-- BEGIN Given information --

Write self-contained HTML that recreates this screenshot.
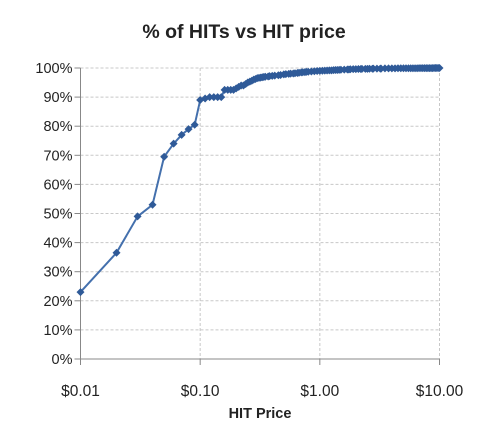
<!DOCTYPE html>
<html><head><meta charset="utf-8"><style>
body{margin:0;background:#fff;}
svg text{font-family:"Liberation Sans",sans-serif;fill:#222;}
</style></head><body>
<svg id="chart" width="499" height="440" viewBox="0 0 499 440">
<text x="244" y="38" text-anchor="middle" font-size="19.5" font-weight="bold">% of HITs vs HIT price</text>
<g id="grid"></g><g id="axes"></g><g id="series"></g>
<text x="260" y="418" text-anchor="middle" font-size="14.5" font-weight="bold">HIT Price</text>
</svg>
<script>
const prices=[0.01,0.02,0.03,0.04,0.05,0.06,0.07,0.08,0.09,0.10,0.11,0.12,0.13,0.14,0.15,0.16,0.17,0.18,0.19,0.20,0.21,0.22,0.23,0.24,0.25,0.26,0.27,0.28,0.29,0.30,0.31,0.32,0.33,0.34,0.35,0.37,0.38,0.40,0.42,0.45,0.47,0.50,0.52,0.55,0.57,0.60,0.62,0.65,0.67,0.70,0.72,0.75,0.77,0.80,0.85,0.90,0.95,1.00,1.05,1.10,1.15,1.20,1.25,1.30,1.35,1.40,1.45,1.50,1.60,1.70,1.75,1.80,1.90,2.00,2.10,2.20,2.25,2.40,2.50,2.60,2.75,2.80,3.00,3.20,3.25,3.50,3.75,4.00,4.25,4.50,4.75,5.00,5.25,5.50,5.75,6.00,6.25,6.50,6.75,7.00,7.25,7.50,7.75,8.00,8.25,8.50,8.75,9.00,9.25,9.50,9.75,10.00];
const percents=[23,36.5,49,53,69.5,74,77,79,80.5,89,89.5,90,90,90,90,92.5,92.5,92.5,92.5,93,93.5,94,94,94.5,95,95.3,95.6,96,96.2,96.5,96.6,96.7,96.8,96.9,97,97.1,97.2,97.3,97.4,97.5,97.6,97.8,97.9,98,98.05,98.1,98.2,98.3,98.35,98.5,98.55,98.6,98.65,98.7,98.8,98.9,98.95,99,99.05,99.1,99.15,99.2,99.2,99.25,99.3,99.3,99.35,99.4,99.45,99.5,99.5,99.55,99.6,99.6,99.65,99.65,99.7,99.7,99.7,99.75,99.75,99.8,99.8,99.8,99.8,99.85,99.85,99.85,99.85,99.9,99.9,99.9,99.9,99.9,99.9,99.9,99.9,99.9,99.95,99.95,99.95,99.95,99.95,99.95,99.95,99.95,99.95,100,100,100,100,100];
const yTicks=[0,10,20,30,40,50,60,70,80,90,100];
const xTicks=[0.01,0.1,1,10];
const xTickLabels=["$0.01","$0.10","$1.00","$10.00"];
const X0=80.5,X1=439.5,Y0=359,Y1=68;
const x=v=>X0+(Math.log10(v)+2)/3*(X1-X0);
const y=v=>Y0-v/100*(Y0-Y1);
const NS="http://www.w3.org/2000/svg";
function mk(t,a,p){const e=document.createElementNS(NS,t);for(const k in a)e.setAttribute(k,a[k]);p.appendChild(e);return e;}
const g=document.getElementById('grid'),ax=document.getElementById('axes'),s=document.getElementById('series');
yTicks.forEach(v=>{
 if(v>0){const l=mk('line',{x1:X0,x2:X1,y1:y(v),y2:y(v),stroke:'#c8c8c8','stroke-dasharray':'3,2'},g);
 
 }
 const t=mk('line',{x1:X0-6,x2:X0,y1:y(v),y2:y(v),stroke:'#888'},ax);
 
 
 const tx=mk('text',{x:X0-8,y:y(v)+5,'text-anchor':'end','font-size':'14.5'},ax);tx.textContent=v+'%';
 
 
});
xTicks.forEach((v,i)=>{
 if(i>0){const l=mk('line',{x1:x(v),x2:x(v),y1:Y1,y2:Y0,stroke:'#c8c8c8','stroke-dasharray':'3,2'},g);
 
 }
 const t=mk('line',{x1:x(v),x2:x(v),y1:Y0,y2:Y0+6,stroke:'#888'},ax);
 
 
 const tx=mk('text',{x:x(v),y:396,'text-anchor':'middle','font-size':'15.5'},ax);tx.textContent=xTickLabels[i];
 
 
});
const ya=mk('line',{x1:X0,x2:X0,y1:Y1,y2:Y0,stroke:'#888'},ax);


const xa=mk('line',{x1:X0,x2:X1,y1:Y0,y2:Y0,stroke:'#888'},ax);


const pts=prices.map((p,i)=>x(p).toFixed(1)+','+y(percents[i]).toFixed(1)).join(' ');
const line=mk('polyline',{points:pts,fill:'none',stroke:'#4470ad','stroke-width':'2'},s);


prices.forEach((p,i)=>{
 const cx=x(p),cy=y(percents[i]);
 const m=mk('polygon',{points:`${cx},${cy-4} ${cx+4},${cy} ${cx},${cy+4} ${cx-4},${cy}`,fill:'#2f5a98'},s);
 
 
});
</script>
</body></html>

-- END Given information --

**Instructions for the task**
Repeat the data in full and exactly. Omit pictures.

**Reply to the task**
Write self-contained HTML that recreates this screenshot.
<!DOCTYPE html>
<html><head><meta charset="utf-8"><style>
body{margin:0;background:#fff;}
svg text{font-family:"Liberation Sans",sans-serif;fill:#222;}
</style></head><body>
<svg id="chart" width="499" height="440" viewBox="0 0 499 440">
<text x="244" y="38" text-anchor="middle" font-size="19.5" font-weight="bold">% of HITs vs HIT price</text>
<g id="grid"></g><g id="axes"></g><g id="series"></g>
<text x="260" y="418" text-anchor="middle" font-size="14.5" font-weight="bold">HIT Price</text>
</svg>
<script>
const prices=[0.01,0.02,0.03,0.04,0.05,0.06,0.07,0.08,0.09,0.10,0.11,0.12,0.13,0.14,0.15,0.16,0.17,0.18,0.19,0.20,0.21,0.22,0.23,0.24,0.25,0.26,0.27,0.28,0.29,0.30,0.31,0.32,0.33,0.34,0.35,0.37,0.38,0.40,0.42,0.45,0.47,0.50,0.52,0.55,0.57,0.60,0.62,0.65,0.67,0.70,0.72,0.75,0.77,0.80,0.85,0.90,0.95,1.00,1.05,1.10,1.15,1.20,1.25,1.30,1.35,1.40,1.45,1.50,1.60,1.70,1.75,1.80,1.90,2.00,2.10,2.20,2.25,2.40,2.50,2.60,2.75,2.80,3.00,3.20,3.25,3.50,3.75,4.00,4.25,4.50,4.75,5.00,5.25,5.50,5.75,6.00,6.25,6.50,6.75,7.00,7.25,7.50,7.75,8.00,8.25,8.50,8.75,9.00,9.25,9.50,9.75,10.00];
const percents=[23,36.5,49,53,69.5,74,77,79,80.5,89,89.5,90,90,90,90,92.5,92.5,92.5,92.5,93,93.5,94,94,94.5,95,95.3,95.6,96,96.2,96.5,96.6,96.7,96.8,96.9,97,97.1,97.2,97.3,97.4,97.5,97.6,97.8,97.9,98,98.05,98.1,98.2,98.3,98.35,98.5,98.55,98.6,98.65,98.7,98.8,98.9,98.95,99,99.05,99.1,99.15,99.2,99.2,99.25,99.3,99.3,99.35,99.4,99.45,99.5,99.5,99.55,99.6,99.6,99.65,99.65,99.7,99.7,99.7,99.75,99.75,99.8,99.8,99.8,99.8,99.85,99.85,99.85,99.85,99.9,99.9,99.9,99.9,99.9,99.9,99.9,99.9,99.9,99.95,99.95,99.95,99.95,99.95,99.95,99.95,99.95,99.95,100,100,100,100,100];
const yTicks=[0,10,20,30,40,50,60,70,80,90,100];
const xTicks=[0.01,0.1,1,10];
const xTickLabels=["$0.01","$0.10","$1.00","$10.00"];
const X0=80.5,X1=439.5,Y0=359,Y1=68;
const x=v=>X0+(Math.log10(v)+2)/3*(X1-X0);
const y=v=>Y0-v/100*(Y0-Y1);
const NS="http://www.w3.org/2000/svg";
function mk(t,a,p){const e=document.createElementNS(NS,t);for(const k in a)e.setAttribute(k,a[k]);p.appendChild(e);return e;}
const g=document.getElementById('grid'),ax=document.getElementById('axes'),s=document.getElementById('series');
yTicks.forEach(v=>{
 if(v>0){const l=mk('line',{x1:X0,x2:X1,y1:y(v),y2:y(v),stroke:'#c8c8c8','stroke-dasharray':'3,2'},g);
 
 }
 const t=mk('line',{x1:X0-6,x2:X0,y1:y(v),y2:y(v),stroke:'#888'},ax);
 
 
 const tx=mk('text',{x:X0-8,y:y(v)+5,'text-anchor':'end','font-size':'14.5'},ax);tx.textContent=v+'%';
 
 
});
xTicks.forEach((v,i)=>{
 if(i>0){const l=mk('line',{x1:x(v),x2:x(v),y1:Y1,y2:Y0,stroke:'#c8c8c8','stroke-dasharray':'3,2'},g);
 
 }
 const t=mk('line',{x1:x(v),x2:x(v),y1:Y0,y2:Y0+6,stroke:'#888'},ax);
 
 
 const tx=mk('text',{x:x(v),y:396,'text-anchor':'middle','font-size':'15.5'},ax);tx.textContent=xTickLabels[i];
 
 
});
const ya=mk('line',{x1:X0,x2:X0,y1:Y1,y2:Y0,stroke:'#888'},ax);


const xa=mk('line',{x1:X0,x2:X1,y1:Y0,y2:Y0,stroke:'#888'},ax);


const pts=prices.map((p,i)=>x(p).toFixed(1)+','+y(percents[i]).toFixed(1)).join(' ');
const line=mk('polyline',{points:pts,fill:'none',stroke:'#4470ad','stroke-width':'2'},s);


prices.forEach((p,i)=>{
 const cx=x(p),cy=y(percents[i]);
 const m=mk('polygon',{points:`${cx},${cy-4} ${cx+4},${cy} ${cx},${cy+4} ${cx-4},${cy}`,fill:'#2f5a98'},s);
 
 
});
</script>
</body></html>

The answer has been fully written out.